First there was the retrospective... with Ben Browder narrating over one quick flash from each of the eighty-seven preceding episodes, then: “Finally... on Farscape...” It was almost as if the producers knew ahead of time that “Bad Timing” would be the last episode of the series. (However, David Kemper said that they didn’t change a single thing about the episode, even in post-production after they knew the series was being cancelled.) The rapid succession of still images went by too fast to absorb them all, but it was enough to give you a sense of just how far this story has come in the past four years. Glimpses of Scorpius, of Crais, of all the old friends and enemies encountered, all of whom made our heroes’ lives hell.
The situation, with a Scarran invasion heading directly for Earth, was almost too predictable. But seeing as how John told them that Chrystherium utilla was “dime a dozen” on Earth, it seems fairly obvious to me what was going to happen. Nevertheless, discussion of the prospect of a formal alliance with the Peacekeepers and a protectorate over Earth seems both comfortingly impossible and terrifyingly logical. John’s solution— and evading Scorpius’s blackmail— shows just how far he’s come at both avoiding being manipulated, and attempting some manipulation of his own. John has finally “grown up”— and in a way, it’s a total reversal of what he was like in the first season, because he’s become as callously manipulative as Scorpy.
There was no shortage of heart-tugging interaction in this story, either. Pilot and Moya’s contributions to the story fit in perfectly with the ensemble feel of the episode. Pilot’s selfless choice to sever himself from Moya and pilot the travel pod himself might have been predictable, but it was no less meaningful because of it. The parallel interaction between John and Aeryn, John and D’argo, and Aeryn and Chiana really showed the stable friendships that had finally developed after years of up-and-down struggles.
But the tearful goodbye between John and his father really gave this episode its tenor. There’s a real sense of finality in that conversation that makes you realize that Crichton is very likely never going to return to Earth again. He already said goodbye in “Terra Firma”, but there was always the possibility of returning, and it was a choice of leaving that Crichton made. But here, it’s circumstances that are forcing him to say goodbye, and as his interaction with his friends in this episode showed, John has somehow managed to build a life for himself in the Uncharted Territories. Life goes on.

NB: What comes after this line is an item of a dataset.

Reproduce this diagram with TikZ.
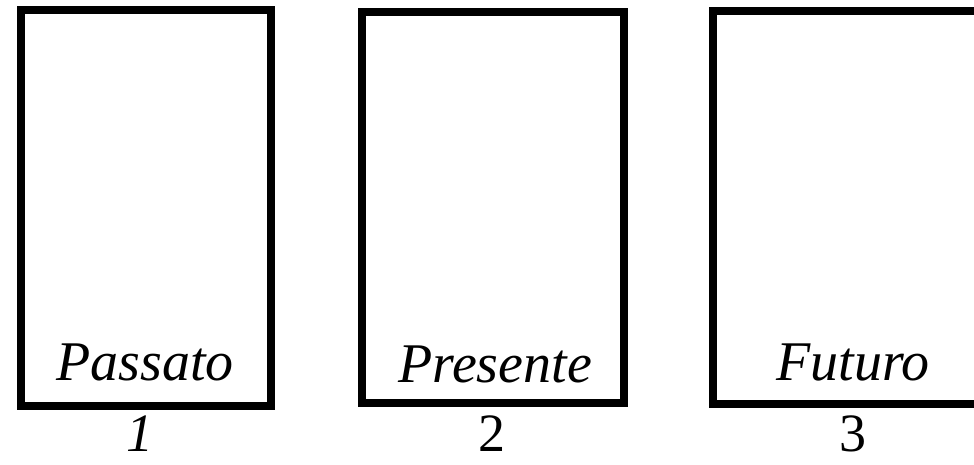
\documentclass[tikz,border=0pt]{standalone}
\usepackage{fontspec}
\setmainfont{Liberation Serif}
\begin{document}
\begin{tikzpicture}[x=1pt,y=-1pt,
  framebox/.style={draw=black,line width=8pt,rectangle,inner sep=0pt},
  label/.style={font=\fontsize{56}{56}\selectfont\itshape,anchor=base,inner sep=0pt},
  numlabel/.style={font=\fontsize{54}{54}\selectfont,anchor=base,inner sep=0pt}]
\useasboundingbox (0,0) rectangle (974,464);
\clip (0,0) rectangle (974,464);
\fill[white] (0,0) rectangle (974,464);
\node[framebox,minimum width=250pt,minimum height=396pt] (b1) at (146,208) {};
\node[framebox,minimum width=262pt,minimum height=391pt] (b2) at (493,207.5) {};
\node[framebox,minimum width=280pt,minimum height=393pt] (b3) at (853,207.5) {};
\node[label] (t1) at (145,380) {Passato};
\node[label] (t2) at (495,382) {Presente};
\node[label] (t3) at (853,380) {Futuro};
\node[numlabel,font=\fontsize{54}{54}\selectfont\itshape] (n1) at (140,451) {1};
\node[numlabel] (n2) at (492,451) {2};
\node[numlabel] (n3) at (853,451) {3};
\end{tikzpicture}
\end{document}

Then there’s the conclusion— the mind-blowing, heart-rending, inconceivable conclusion. Although I will admit that I was just as annoyed as everyone else at the words “To Be Continued...”, I have to say that I wouldn’t have the ending any other way. Would Farscape really be the show we’ve come to know and love it if wasn’t “Situation Normal; All Frelled Up”? If there were one overarching theme to Farscape, it would be that something always comes to bite you in the rear. Nothing more than Murphy’s Law, as John explained to his dad.
And so, just as everything was nearly perfect with Moya’s crew— Chiana and D’argo happily together again, Pilot and Moya safe and recovering, Aeryn having her baby and agreeing to Crichton’s marriage proposal— it was only natural that something would fly in out of nowhere to break things up. It may be depressing, in a way, but it’s also optimistic— the adventure always continues. And I give kudos to the writers for standing firm in their storyline, even though “Bad Timing” would have made a perfect series finale if the last few seconds were cropped from the show. Because the adventure will go on, either on the television screen, or in our own thoughts. Life goes on.